Eski kenti insanları ile birlikte yaşatmak değil elbette konumuz. Amacımız; eski eski kenti, eski kentin bir parçasını; özellikle karakteri bozulmamış sokaklarını, tescilli tarihi yapılarını, hatta tescilsiz ancak tarihi değeri olan yapılarını, sivil mimari örneklerini koruma altına almak, aslına sadık kalarak restore edip kalıcılıklarını sağlamaktır. Böylece kültür mirası ortaya çıkartılarak gelecek kuşaklara aktarılacaktır.

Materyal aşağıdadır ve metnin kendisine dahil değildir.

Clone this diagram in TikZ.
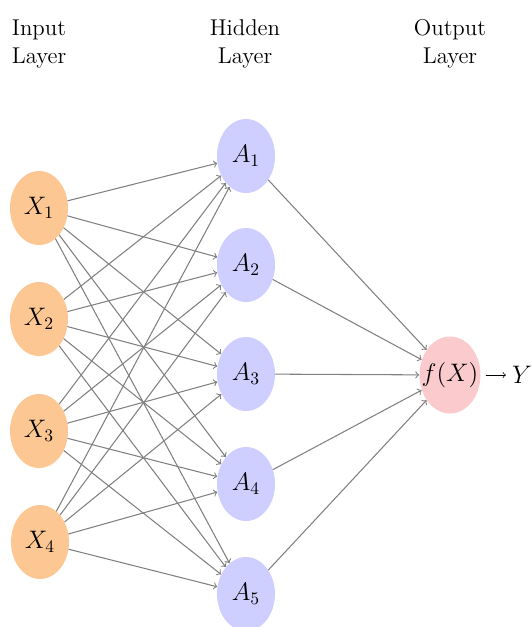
\documentclass[tikz,border=0pt]{standalone}
\usepackage{amsfonts,amsmath,amssymb}
\usepackage{tikz}
\usetikzlibrary{shapes.geometric}
\definecolor{inputfill}{RGB}{253,199,148}
\definecolor{hiddenfill}{RGB}{206,206,255}
\definecolor{outputfill}{RGB}{250,202,204}
\tikzset{
  every picture/.style={line join=round, line cap=round},
  neuron/.style={ellipse, inner sep=0pt, minimum width=1.16cm, minimum height=1.48cm,
    font=\fontsize{14.5}{17}\selectfont},
  inputneuron/.style={neuron, fill=inputfill},
  hiddenneuron/.style={neuron, fill=hiddenfill},
  outputneuron/.style={neuron, fill=outputfill, minimum width=1.22cm, minimum height=1.54cm},
  layerlabel/.style={align=center},
  synapse/.style={->, draw=black!50, line width=0.6pt},
}

\begin{document}
\begin{tikzpicture}[x=0.02cm,y=-0.02cm,font=\fontsize{13}{16}\selectfont]
\useasboundingbox (0,0) rectangle (532,627);
% layer titles
\node[layerlabel] (inlabel) at (39,44) {Input\\Layer};
\node[layerlabel] (hidlabel) at (245,44) {Hidden\\Layer};
\node[layerlabel] (outlabel) at (450,44) {Output\\Layer};
% input layer
\node[inputneuron] (X1) at (39,208) {$X_1$};
\node[inputneuron] (X2) at (39,319) {$X_2$};
\node[inputneuron] (X3) at (39,431) {$X_3$};
\node[inputneuron] (X4) at (40,542) {$X_4$};
% hidden layer
\node[hiddenneuron] (A1) at (246,156) {$A_1$};
\node[hiddenneuron] (A2) at (246,265) {$A_2$};
\node[hiddenneuron] (A3) at (246,374) {$A_3$};
\node[hiddenneuron] (A4) at (246,484) {$A_4$};
\node[hiddenneuron] (A5) at (246,594) {$A_5$};
% output layer
\node[outputneuron] (fX) at (450,375) {\makebox[0pt]{$f(X)$}};
\node[font=\fontsize{14.5}{17}\selectfont] (Y) at (522,375) {$Y$};
% connections
\foreach \i in {1,...,4}
  \foreach \j in {1,...,5}
    \draw[synapse] (X\i) -- (A\j);
\foreach \j in {1,...,5}
  \draw[synapse] (A\j) -- (fX);
\draw[->, shorten <=3pt] (fX) -- (Y);
\end{tikzpicture}
\end{document}
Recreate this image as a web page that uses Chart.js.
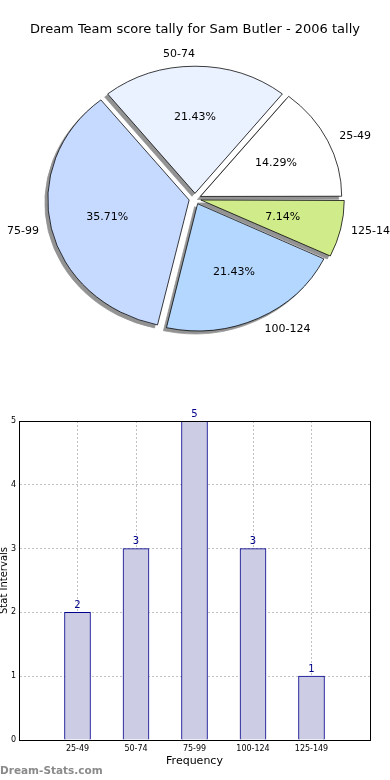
<!DOCTYPE html>
<html>
<head>
<meta charset="utf-8">
<script src="https://cdn.jsdelivr.net/npm/chart.js"></script>
<style>
  body { margin: 0; background: #fff; }
  .wrap { position: relative; width: 390px; height: 780px; overflow: hidden; }
  #pie { position: absolute; left: 0; top: 0; }
  #bar { position: absolute; left: 0; top: 390px; }
  .mark { position: absolute; left: 0; top: 764px; font: bold 10.5px "DejaVu Sans"; color: #8a8a8a; }
</style>
</head>
<body>
<div class="wrap">
  <canvas id="pie" width="390" height="390"></canvas>
  <canvas id="bar" width="390" height="390"></canvas>
  <div class="mark">Dream-Stats.com</div>
</div>
<script>
const scoreBands = ["25-49", "50-74", "75-99", "100-124", "125-149"];
const tallies = [2, 3, 5, 3, 1];
const titleText = "Dream Team score tally for Sam Butler - 2006 tally";

const FONT = "'DejaVu Sans', sans-serif";
Chart.defaults.font.family = FONT;

// matplotlib pie is a bit squashed and goes counter-clockwise
const SQUASH = 127 / 140;
const EXPLODE = 24; // chart.js moves arcs by offset / 4

const pieShape = {
  id: "pieShape",
  beforeDatasetsDraw(chart) {
    const arcs = chart.getDatasetMeta(0).data;
    const { x, y } = arcs[0];
    const ctx = chart.ctx;
    const squash = () => {
      ctx.translate(x, y);
      ctx.scale(-1, SQUASH);
      ctx.translate(-x, -y);
    };

    // grey drop shadow, shifted down-left
    ctx.save();
    ctx.translate(-3, 3);
    squash();
    arcs.forEach((arc) => {
      const opts = arc.options;
      arc.options = Object.assign({}, opts, { backgroundColor: "#939393", borderColor: "#939393" });
      arc.draw(ctx);
      arc.options = opts;
    });
    ctx.restore();

    ctx.save();
    squash();
  },
  afterDatasetsDraw(chart) {
    const ctx = chart.ctx;
    ctx.restore();

    const values = chart.data.datasets[0].data;
    const total = values.reduce((a, b) => a + b, 0);
    ctx.save();
    ctx.font = "11px " + FONT;
    ctx.fillStyle = "#000";
    ctx.textBaseline = "middle";
    chart.getDatasetMeta(0).data.forEach((arc, i) => {
      const p = arc.getProps(["x", "y", "startAngle", "endAngle", "outerRadius"]);
      const mid = (p.startAngle + p.endAngle) / 2;
      const dx = -Math.cos(mid);
      const dy = Math.sin(mid) * SQUASH;
      const at = (dist) => [p.x + dx * dist, p.y + dy * dist];

      const [lx, ly] = at(EXPLODE / 4 + p.outerRadius * 1.1);
      ctx.textAlign = dx > 0.01 ? "left" : "right";
      ctx.fillText(chart.data.labels[i], lx, ly);

      const [px, py] = at(EXPLODE / 4 + p.outerRadius * 0.6);
      ctx.textAlign = "center";
      ctx.fillText((values[i] / total * 100).toFixed(2) + "%", px, py);
    });
    ctx.restore();
  }
};

new Chart(document.getElementById("pie"), {
  type: "pie",
  data: {
    labels: scoreBands,
    datasets: [{
      data: tallies,
      backgroundColor: ["#ffffff", "#eaf1ff", "#c6d9ff", "#b4d7ff", "#d0eb8a"],
      borderColor: "#000",
      borderWidth: 0.8,
      offset: EXPLODE,
      hoverOffset: EXPLODE,
      radius: 140
    }]
  },
  options: {
    responsive: false,
    animation: false,
    rotation: 270,
    layout: { padding: { bottom: 30 } },
    plugins: {
      legend: { display: false },
      tooltip: { enabled: false },
      title: {
        display: true,
        text: titleText,
        color: "#000",
        font: { size: 13, weight: "normal" },
        padding: { top: 22, bottom: 0 }
      }
    }
  },
  plugins: [pieShape]
});

const barLabels = {
  id: "barLabels",
  afterDatasetsDraw(chart) {
    const ctx = chart.ctx;
    const values = chart.data.datasets[0].data;
    ctx.save();
    ctx.font = "10px " + FONT;
    ctx.fillStyle = "#00008b";
    ctx.textAlign = "center";
    ctx.textBaseline = "bottom";
    chart.getDatasetMeta(0).data.forEach((bar, i) => {
      if (values[i] == null) return;
      ctx.fillText(String(values[i]), bar.x, bar.y - 2);
    });
    ctx.restore();
  }
};

const frame = {
  id: "frame",
  afterDraw(chart) {
    const { left, top, right, bottom } = chart.chartArea;
    const ctx = chart.ctx;
    ctx.save();
    ctx.strokeStyle = "#000";
    ctx.lineWidth = 1;
    ctx.strokeRect(Math.round(left) + 0.5, Math.round(top) + 0.5,
      Math.round(right - left), Math.round(bottom - top));
    ctx.restore();
  }
};

new Chart(document.getElementById("bar"), {
  type: "bar",
  data: {
    labels: ["", ...scoreBands, ""],
    datasets: [{
      data: [null, ...tallies, null],
      backgroundColor: "rgb(204, 204, 228)",
      borderColor: "#00008b",
      borderWidth: 1,
      barThickness: 26
    }]
  },
  options: {
    responsive: false,
    animation: false,
    layout: { padding: { top: 31, right: 20, left: 0, bottom: 0 } },
    plugins: {
      legend: { display: false },
      tooltip: { enabled: false }
    },
    scales: {
      x: {
        offset: false,
        z: 1,
        grid: { offset: false, color: "#c2c2c2", lineWidth: 1, drawTicks: false },
        border: { color: "#000", dash: [2, 2] },
        ticks: { color: "#000", font: { size: 8 }, padding: 4, autoSkip: false, maxRotation: 0 },
        title: {
          display: true,
          text: "Frequency",
          color: "#000",
          font: { size: 11 },
          padding: { top: 0, bottom: 12 }
        },
        afterFit(scale) { scale.height = 40; }
      },
      y: {
        min: 0,
        max: 5,
        z: 1,
        grid: { color: "#c2c2c2", lineWidth: 1, drawTicks: false },
        border: { color: "#000", dash: [2, 2] },
        ticks: { stepSize: 1, color: "#000", font: { size: 8 }, padding: 3 },
        title: {
          display: true,
          text: "Stat Intervals",
          color: "#000",
          font: { size: 10 },
          padding: { top: -2, bottom: 0 }
        },
        afterFit(scale) { scale.width = 19; }
      }
    }
  },
  plugins: [barLabels, frame]
});
</script>
</body>
</html>
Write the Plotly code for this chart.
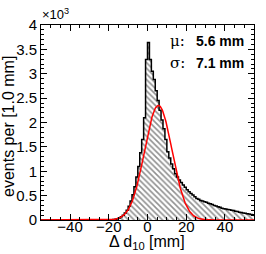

SİT UYGULAMALARI YANLIŞ OLMUŞTUR

Aslında SİT uygulamaları koruyucu bir araçtır. SİT,stratejik olarak korunan, emniyet altına alınan mıntıka anlamına gelmeektedir. Ama tam bir facia yaşandı şehrimizde. Tarihi binaların tespiti ve ardından tescili gerekmeyenlerin ayrılması uzun sürdüğü gibi, genel SİT’in kaldırılmasından sonra da bu defa tescilli eserlerin ÇEVRE KORUMA PLANLARI istendi. Bu uzamalarda OLANLAR OLDU. Tescil dışı kalan fakat SOKAKLARA KARAKTER VEREN binalar, önce dışlandı, tamir dahi edilemeyecekleri için sahipler tarafından terk edildi. Ardından da kimisi yıkıldı ve çöktü. Kalanlar da ekonomik değerini kaybetti. SİT uygulamasının kalkmasıyla gözden düşen yapılar tasfiye edildi. Yerlerine yenileri yapıldı. Süreç, şimdilerde de devam etmektedir. Eski sokaklara karakter vermekte olan yapılar vaktinde tamir edilebilseydi durum çok daha değişik olurdu. Ayakta kalabilecek yapılarbirer birer elden çıkmazdı.

TESCİLLİ TARİHİ YAPILAR

Belirttiğim genel kayıplar yanında tescilli yapılarda da durum iyi değildir. Onlarda o yolun yolcusudur. Kentimizdeki SİT uygulamalarında; “karakteri BOZULMAMIŞ korunması gerekene sokak” belirlemesi yoluna gidilmemesi büyük biir eksikliktir.

TARİHİ İKİ BİNA

Daha önceleri ne yazık ki Özel İdare kaynakları harekete geçirilememiştir. Karakteri Bozulmamış Sokak uygulaması tam anlamı ile gerçekleştirilemeyeceğine göre, hiç değilse TESCİLLİ YAPILARIN KURTARILMASI zaruridir. Bu konuda, Vali ACUN ile bir şans yakalanmıştır. Onun öngörüsü ve özel çabası ile iki tarihi tescilli yapı, bedelleri tamamen Özel İdare bütçesinden ödenerek satın alınmıştır. Üstelik acil onarımları da hemenbaşlatılmıştır. Bu yapılardan PAŞA KONAĞI, ETNAĞRAFYA MÜZESİ olarak; İplikçilerin SÜTUNLU KONAK ise SANAT MÜZESİ olarak hazırlanacaktır.

YAŞANACAK TARİHİ MEKAN

Saat Kulesinden başlayıp Özalp caddesi boyunca uzanan Sütunlu Konak önünden geçen ve Ulus’taki bahçeli taş binaya ulaşan ve çatal olarak Perşembe Pazarı (Bugünkü Pazartesi Pazarı) yönünde (Balıkavdan Sokak devamı) ilerleyen, Pazar yerindeki KUBBELİ ÇEŞME ve onun alt tarafındaki canlandırılması yapılmış eve varan; Zağnos Paşa Camii’nden 103 yıl kıdemli olan KARAOĞLAN CAMİİ ve onun üst tarafındaki CAMİ ÇEŞMESİNE uzanan çizgilerle çevrili ALAN; 24.12.1993 tarihli ESKİ KENTE ilişkin yazımda sözünü ettiğim gibi KORUNARAK SAKLANMASI gerekli düzenlemeler, sağlıklaştırmaları yapılarak YAŞANACAK TARİHİ MEKAN haline getirilmesi özlem ve dileğimdir.